Controlled Radical Polymerization Enabled by Electrochemically Mediated Photoredox Catalysis.

This thesis explores the convergence of three chemistry branches—electrochemistry, photochemistry, and polymer science—investigating their synergistic interactions at the molecular level to develop novel approaches in controlled polymer synthesis. The research focuses on e-PRC (electrochemically mediated photoredox catalysis), which combines the injection of one electron (or hole) and one photon in a single catalytic cycle, effectively conducting photo-redox catalysis with an excited open shell catalyst in a reduced or oxidized form. Building up on both traditional photo-redox catalysis (PRC) and electrocatalysis (EC), this approach aims to combine the advantages of these two worlds through e-PRC methods to access new possibilities for controlled radical polymerization reactions (CRPs).

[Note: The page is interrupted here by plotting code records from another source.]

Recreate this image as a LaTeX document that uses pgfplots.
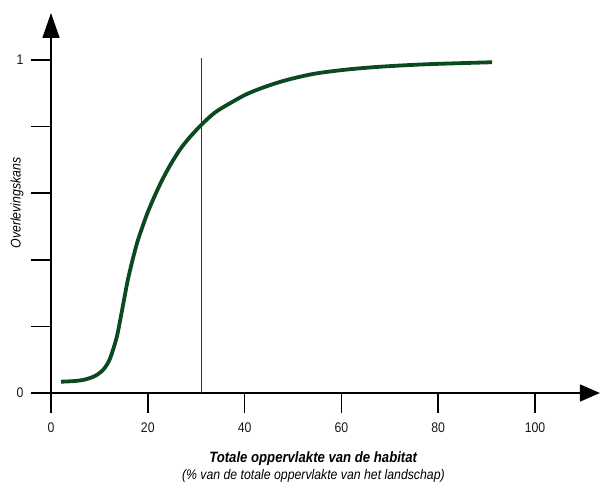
\documentclass[border=0pt]{standalone}
\usepackage{fontspec}
\setmainfont{Liberation Sans}[FakeStretch=0.88]
\usepackage{pgfplots}
\pgfplotsset{compat=1.18}
\usetikzlibrary{arrows.meta}
\definecolor{curvegreen}{HTML}{0B4A1F}

\begin{document}
\begin{tikzpicture}[x=1bp,y=1bp]
% page = 602 x 483 px, axis origin at px (51,393)
\useasboundingbox (-51,-90) rectangle (551,393);
\begin{axis}[
  at={(0,0)}, anchor=origin,
  scale only axis,
  width=548.9bp, height=380bp,
  xmin=0, xmax=113.4, ymin=0, ymax=1.141,
  axis lines*=left,
  axis line style={line width=1.6bp, black},
  x axis line style={-{Triangle[length=20bp,width=17bp]}},
  y axis line style={-{Triangle[length=25bp,width=17bp]}},
  tick align=outside,
  major tick length=20bp,
  tick style={line width=1.6bp, black},
  xtick={0,20,40,60,80,100},
  ytick={0,0.2,0.4,0.6,0.8,1},
  yticklabels={0,,,,,1},
  /pgf/number format/assume math mode=true,
  tick label style={font=\fontsize{14}{16}\selectfont, text=black!90},
  xticklabel style={yshift=-6bp},
  yticklabel style={xshift=-4bp},
  xlabel={\textbf{\textit{Totale oppervlakte van de habitat}}\\[0bp]{\fontsize{14}{16}\selectfont\itshape (\% van de totale oppervlakte van het landschap)}},
  xlabel style={font=\fontsize{15}{17}\selectfont, align=center,
    at={(axis description cs:0.478,-0.196)}, anchor=center},
  ylabel={\textit{Overlevingskans}},
  ylabel style={font=\fontsize{14}{16}\selectfont,
    at={(axis description cs:-0.062,0.50)}, anchor=center},
  clip=false,
]
% survival probability curve
\addplot[curvegreen, line width=3.8bp, smooth] coordinates {
  (2.07,0.0339) (4.96,0.0360) (7.02,0.0405) (9.09,0.0511) (10.74,0.0691)
  (11.98,0.0961) (12.87,0.1321) (13.64,0.1712) (14.26,0.2162) (15.08,0.2793)
  (15.70,0.3273) (16.32,0.3680) (17.15,0.4165) (18.04,0.4625) (19.77,0.5345)
  (21.28,0.5871) (22.87,0.6366) (24.59,0.6832) (26.65,0.7312) (28.72,0.7688)
  (31.14,0.8063) (33.88,0.8423) (36.98,0.8700) (40.29,0.8964) (43.86,0.9174)
  (48.35,0.9384) (54.19,0.9580) (60.74,0.9706) (67.98,0.9796) (77.69,0.9871)
  (91.12,0.9931)
};
% threshold line
\addplot[black!80, line width=1.2bp] coordinates {(31.1,0) (31.1,1.005)};
\end{axis}
\end{tikzpicture}
\end{document}
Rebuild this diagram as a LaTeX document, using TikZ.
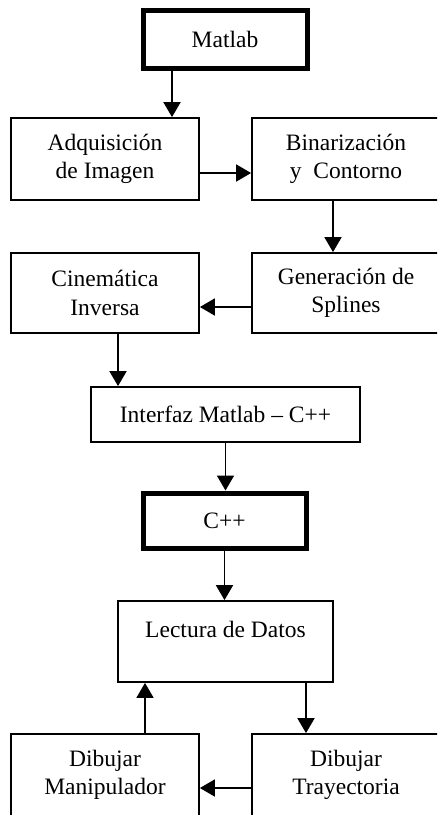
\documentclass[tikz,border=0pt]{standalone}
\usepackage{fontspec}
\setmainfont{Liberation Serif}
\usetikzlibrary{arrows.meta}
\begin{document}
\begin{tikzpicture}[x=1pt,y=-1pt,
  box/.style={draw=black,line width=1.8pt,rectangle,inner sep=0pt,align=center,
    font=\fontsize{23.5}{28.5}\selectfont},
  thickbox/.style={box,line width=5pt},
  arr/.style={line width=1.8pt,-{Triangle[width=17pt,length=15pt]}}]
\useasboundingbox (0,0) rectangle (437,815);
\clip (0,0) rectangle (437,815);
\node[thickbox,minimum width=164pt,minimum height=58pt] (matlab) at (225,39) {Matlab};
\node[box,minimum width=188pt,minimum height=82pt] (adq) at (105,159) {Adquisición\\de Imagen};
\node[box,minimum width=188pt,minimum height=82pt] (bin) at (346,159) {Binarización\\y~ Contorno};
\node[box,minimum width=188pt,minimum height=80pt] (gen) at (346,293) {Generación de\\Splines};
\node[box,minimum width=188pt,minimum height=80pt] (cin) at (105,293) {Cinemática\\Inversa};
\node[box,minimum width=269pt,minimum height=55pt] (inter) at (225.5,414.5) {Interfaz Matlab – C++};
\node[thickbox,minimum width=163pt,minimum height=55pt] (cpp) at (224.5,520.5) {C++};
\node[box,minimum width=215pt,minimum height=81pt] (lect) at (225.5,641.5) {};
\node[font=\fontsize{23.5}{28.5}\selectfont,inner sep=0pt] (lecttxt) at (225.5,629) {Lectura de Datos};
\node[box,minimum width=188pt,minimum height=82pt] (tray) at (346,775) {Dibujar\\Trayectoria};
\node[box,minimum width=188pt,minimum height=82pt] (manip) at (105,775) {Dibujar\\Manipulador};
\draw[arr] ([xshift=-53pt]matlab.south) -- ([xshift=-53pt]matlab.south |- adq.north);
\draw[arr] ([yshift=-14pt]adq.east) -- ([yshift=-14pt]adq.east -| bin.west);
\draw[arr] ([xshift=-13pt]bin.south) -- ([xshift=-13pt]bin.south |- gen.north);
\draw[arr] ([yshift=-14pt]gen.west) -- ([yshift=-14pt]gen.west -| cin.east);
\draw[arr] ([xshift=13pt]cin.south) -- ([xshift=13pt]cin.south |- inter.north);
\draw[arr] (inter.south) -- (inter.south |- cpp.north);
\draw[arr] (cpp.south) -- (cpp.south |- lect.north);
\draw[arr] ([xshift=80.5pt]lect.south) -- ([xshift=80.5pt]lect.south |- tray.north);
\draw[arr] ([yshift=-13pt]tray.west) -- ([yshift=-13pt]tray.west -| manip.east);
\draw[arr] ([xshift=40pt]manip.north) -- ([xshift=40pt]manip.north |- lect.south);
\end{tikzpicture}
\end{document}
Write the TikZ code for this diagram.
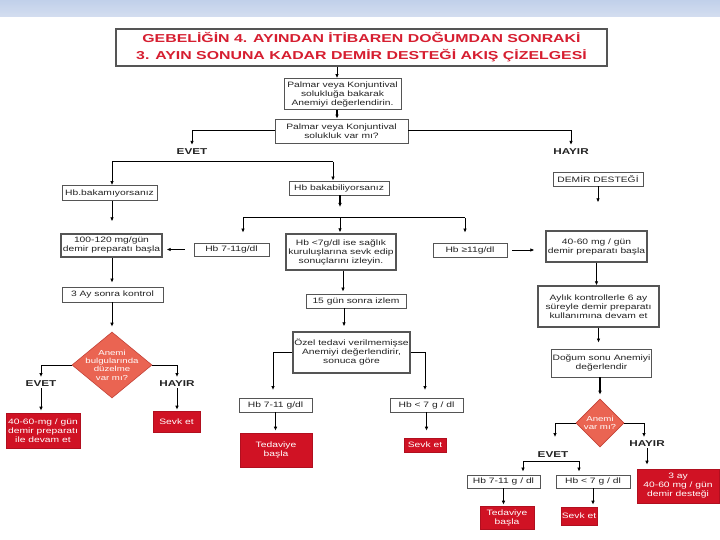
\documentclass[tikz,border=0pt]{standalone}
\usepackage{fontspec}
\setmainfont{Liberation Sans}[FakeStretch=1.32]
\newfontfamily\titlefont{Liberation Sans}[FakeStretch=1.38]
\usetikzlibrary{arrows.meta,shapes.geometric,calc}
\definecolor{titlered}{RGB}{214,30,48}
\definecolor{boxred}{RGB}{208,18,36}
\definecolor{dmdfill}{RGB}{234,100,82}
\definecolor{dmddraw}{RGB}{196,66,56}
\definecolor{bordergray}{RGB}{85,85,85}
\definecolor{txtgray}{RGB}{35,35,35}
\definecolor{bandtop}{RGB}{193,208,234}
\definecolor{bandbot}{RGB}{212,222,240}
\newcommand\bodyfs{\fontsize{7.8}{9}\selectfont}
\newcommand\titlefs{\titlefont\bfseries\fontsize{11.5}{17}\selectfont}
\newcommand\labfs{\titlefont\bfseries\fontsize{8.5}{10}\selectfont}
\tikzset{
  bx/.style={draw=bordergray, line width=0.9pt, fill=white, inner sep=1pt, align=center, font=\bodyfs, text=txtgray},
  bxt/.style={bx, line width=1.4pt},
  rbx/.style={fill=boxred, draw=boxred!85!black, line width=0.6pt, text=white, inner sep=1pt, align=center, font=\bodyfs},
  dmd/.style={diamond, draw=dmddraw, fill=dmdfill, line width=0.6pt, inner sep=0pt},
  dtext/.style={text=white, align=center, font=\fontsize{7.3}{8.4}\selectfont, inner sep=0pt},
  lab/.style={font=\labfs, text=txtgray, inner sep=1pt},
  arr/.style={-{Latex[length=4pt,width=3.6pt]}, line width=1pt, draw=black},
  tarr/.style={arr, line width=1.8pt},
  ln/.style={line width=1pt, draw=black}
}
\begin{document}
\begin{tikzpicture}[x=1pt,y=-1pt]
\useasboundingbox (0,0) rectangle (720,540);
\fill[white] (0,0) rectangle (720,540);
\shade[top color=bandtop, bottom color=bandbot] (0,0) rectangle (720,17);

% title
\node[draw=bordergray, line width=1.2pt, fill=white, minimum width=491, minimum height=37, inner sep=0pt, align=center, text=titlered, font=\titlefs] (title) at (361.5,47.5)
  {GEBELİĞİN 4. AYINDAN İTİBAREN DOĞUMDAN SONRAKİ\\3. AYIN SONUNA KADAR DEMİR DESTEĞİ AKIŞ ÇİZELGESİ};

% top nodes
\node[bx, minimum width=117, minimum height=31] (n1) at (342.5,94) {Palmar veya Konjuntival\\solukluğa bakarak\\Anemiyi değerlendirin.};
\node[bx, minimum width=133, minimum height=24] (n2) at (341.5,131) {Palmar veya Konjuntival\\solukluk var mı?};
\node[lab] (ev1) at (192,152) {EVET};
\node[lab] (hy1) at (571,152) {HAYIR};

\node[bx, minimum width=95, minimum height=15] (nb1) at (109.5,193) {Hb.bakamıyorsanız};
\node[bx, minimum width=100, minimum height=14] (nb2) at (339,188) {Hb bakabiliyorsanız};
\node[bx, minimum width=90, minimum height=14] (nd) at (598,179) {DEMİR DESTEĞİ};

\node[bxt, minimum width=101, minimum height=23] (n100) at (111.5,245.5) {100-120 mg/gün\\demir preparatı başla};
\node[bx, minimum width=75, minimum height=13] (hb7) at (231.5,249.5) {Hb 7-11g/dl};
\node[bxt, minimum width=110, minimum height=36] (mid) at (341,252) {Hb <7g/dl ise sağlık\\kuruluşlarına sevk edip\\sonuçlarını izleyin.};
\node[bx, minimum width=74, minimum height=14] (hb11) at (470,250) {Hb ≥11g/dl};
\node[bxt, minimum width=101, minimum height=31] (n40) at (596.5,246.5) {40-60 mg / gün\\demir preparatı başla};

% left column
\node[bx, minimum width=101, minimum height=15] (k3) at (112.5,294.5) {3 Ay sonra kontrol};
\node[dmd, minimum width=80, minimum height=66] (d1) at (112,365) {};
\node[dtext] (d1t) at (d1.center) {Anemi\\bulgularında\\düzelme\\var mı?};
\node[lab] (ev2) at (41,384) {EVET};
\node[lab] (hy2) at (177,384) {HAYIR};
\node[rbx, minimum width=74, minimum height=35] (red1) at (43,430.5) {40-60-mg / gün\\demir preparatı\\ile devam et};
\node[rbx, minimum width=47, minimum height=21] (red2) at (176.5,421.5) {Sevk et};

% middle column
\node[bx, minimum width=100, minimum height=14] (n15) at (356,301) {15 gün sonra izlem};
\node[bxt, minimum width=117, minimum height=41] (ozel) at (351.5,352.5) {Özel tedavi verilmemişse\\Anemiyi değerlendirir,\\sonuca göre};
\node[bx, minimum width=73, minimum height=14] (hbA) at (275.5,405) {Hb 7-11 g/dl};
\node[bx, minimum width=73, minimum height=14] (hbB) at (426.5,405) {Hb < 7 g / dl};
\node[rbx, minimum width=72, minimum height=34] (redA) at (276,450) {Tedaviye\\başla};
\node[rbx, minimum width=42, minimum height=14] (redB) at (425,445) {Sevk et};

% right column
\node[bxt, minimum width=121, minimum height=41] (ay) at (598.5,306.5) {Aylık kontrollerle 6 ay\\süreyle demir preparatı\\kullanımına devam et};
\node[bx, minimum width=97, minimum height=28] (dog) at (601.5,363) {Doğum sonu Anemiyi\\değerlendir};
\node[dmd, minimum width=48, minimum height=48] (d2) at (600,423) {};
\node[dtext] (d2t) at (d2.center) {Anemi\\var mı?};
\node[lab] (ev3) at (553,455) {EVET};
\node[lab] (hy3) at (647,444) {HAYIR};
\node[bx, minimum width=73, minimum height=13] (hbC) at (503.5,481.5) {Hb 7-11 g / dl};
\node[bx, minimum width=74, minimum height=13] (hbD) at (593,481.5) {Hb < 7 g / dl};
\node[rbx, minimum width=54, minimum height=23] (redC) at (507,517.5) {Tedaviye\\başla};
\node[rbx, minimum width=36, minimum height=18] (redD) at (579,516) {Sevk et};
\node[rbx, minimum width=82, minimum height=34] (redE) at (678,486) {3 ay\\40-60 mg / gün\\demir desteği};

% helper coordinates
\coordinate (c1) at (337,0);
\coordinate (b1L) at (112,162);
\coordinate (b1R) at (333,162);
\coordinate (c340) at (340,0);
\coordinate (b2L) at (243,218);
\coordinate (b2M) at (340,218);
\coordinate (b2R) at (465,218);
\coordinate (c343) at (343,0);
\coordinate (c344) at (344,0);
\coordinate (t1L) at (41,377);
\coordinate (t1R) at (177,377);
\coordinate (t2L) at (273,390);
\coordinate (t2R) at (425,390);
\coordinate (t3L) at (555,437);
\coordinate (t3R) at (644,437);
\coordinate (b3L) at (523,461);
\coordinate (b3R) at (579,461);

% connectors top
\draw[arr] (title.south -| c1) -- (n1.north -| c1);
\draw[tarr] (n1.south -| c1) -- (n2.north -| c1);
\draw[arr, shorten >=3pt] (n2.west) -| (ev1.north);
\draw[arr, shorten >=3pt] (n2.east) -| (hy1.north);
\draw[ln] (b1L) -- (b1R);
\draw[arr] (b1L) -- (b1L |- nb1.north);
\draw[arr] (b1R) -- (b1R |- nb2.north);
\draw[arr, shorten >=12pt] (nb1.south -| b1L) -- (n100.north -| b1L);
\draw[tarr, shorten >=11pt] (nb2.south -| c340) -- (b2M);
\draw[ln] (b2L) -- (b2R);
\draw[arr, shorten >=10pt] (b2L) -- (b2L |- hb7.north);
\draw[arr, shorten >=1pt] (b2M) -- (b2M |- mid.north);
\draw[arr, shorten >=10pt] (b2R) -- (b2R |- hb11.north);
\draw[arr, shorten <=9pt, shorten >=4pt] (hb7.west) -- (hb7.west -| n100.east);
\draw[arr, shorten <=5pt, shorten >=11pt] (hb11.east) -- (hb11.east -| n40.west);
\draw[arr, shorten >=28pt] (nd.south) -- (nd.south |- n40.north);

% left
\draw[arr, shorten >=4pt] (n100.south -| b1L) -- (k3.north -| b1L);
\draw[arr, shorten >=5pt] (k3.south -| d1) -- (d1.north);
\draw[arr] (d1.west) -| (t1L);
\draw[arr] (d1.east) -| (t1R);
\draw[arr, shorten >=2pt] (ev2.south) -- (ev2.south |- red1.north);
\draw[arr, shorten >=1pt] (hy2.south) -- (hy2.south |- red2.north);

% middle
\draw[arr, shorten >=2pt] (mid.south -| c343) -- (n15.north -| c343);
\draw[arr, shorten >=5pt] (n15.south -| c344) -- (ozel.north -| c344);
\draw[arr] (ozel.west) -| (t2L);
\draw[arr] (ozel.east) -| (t2R);
\draw[arr, shorten >=2pt] (hbA.south) -- (hbA.south |- redA.north);
\draw[tarr, shorten >=7pt] (hbB.south) -- (hbB.south |- redB.north);

% right
\draw[arr] (n40.south) -- (n40.south |- ay.north);
\draw[arr, shorten >=6pt] (ay.south) -- (ay.south |- dog.north);
\draw[tarr, shorten >=4pt] (dog.south -| d2) -- (d2.north);
\draw[arr] (d2.west) -| (t3L);
\draw[arr] (d2.east) -| (t3R);
\draw[ln] (b3L) -- (b3R);
\draw[arr, shorten >=3pt] (b3L) -- (b3L |- hbC.north);
\draw[arr, shorten >=3pt] (b3R) -- (b3R |- hbD.north);
\draw[arr, shorten >=1pt] (hbC.south) -- (hbC.south |- redC.north);
\draw[arr, shorten >=2pt] (hbD.south) -- (hbD.south |- redD.north);
\draw[arr, shorten >=4pt] (hy3.south) -- (hy3.south |- redE.north);
\end{tikzpicture}
\end{document}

CRPs allow to obtain polymeric materials with high control over molecular weights (M n ) and their distribution (typically dispersity Đ < 1.5), while minimizing unwanted radical termination reactions and allowing for polymerization to be paused and resumed by removing/applying the external stimuli. Central to this investigation is the use of N,N-bis(2,6-diisopropylphenyl)perylene-3,4,9,10- bis(dicarboximide) (PDI) as a organocatalyst. The photoexcitation of the PDI radical anion (PDI •− ) facilitates reactions using low-energy red light and mild electrochemical potentials, expanding the scope of accessible chemical reactions. A comprehensive investigation into the photochemical and electrochemical properties of PDI evaluates its capacity to generate radicals suitable for new CRPs pathways. This work bridges the fields of photoredox catalysis, electrochemistry, and polymer science, aiming to develop a novel, efficient, and selective CRP method by harnessing the combined power of light and electrons through organocatalysis. Following these steps could potentially lead to more sustainable and energy-efficient polymerization processes, contributing to the broader field of materials science and green chemistry.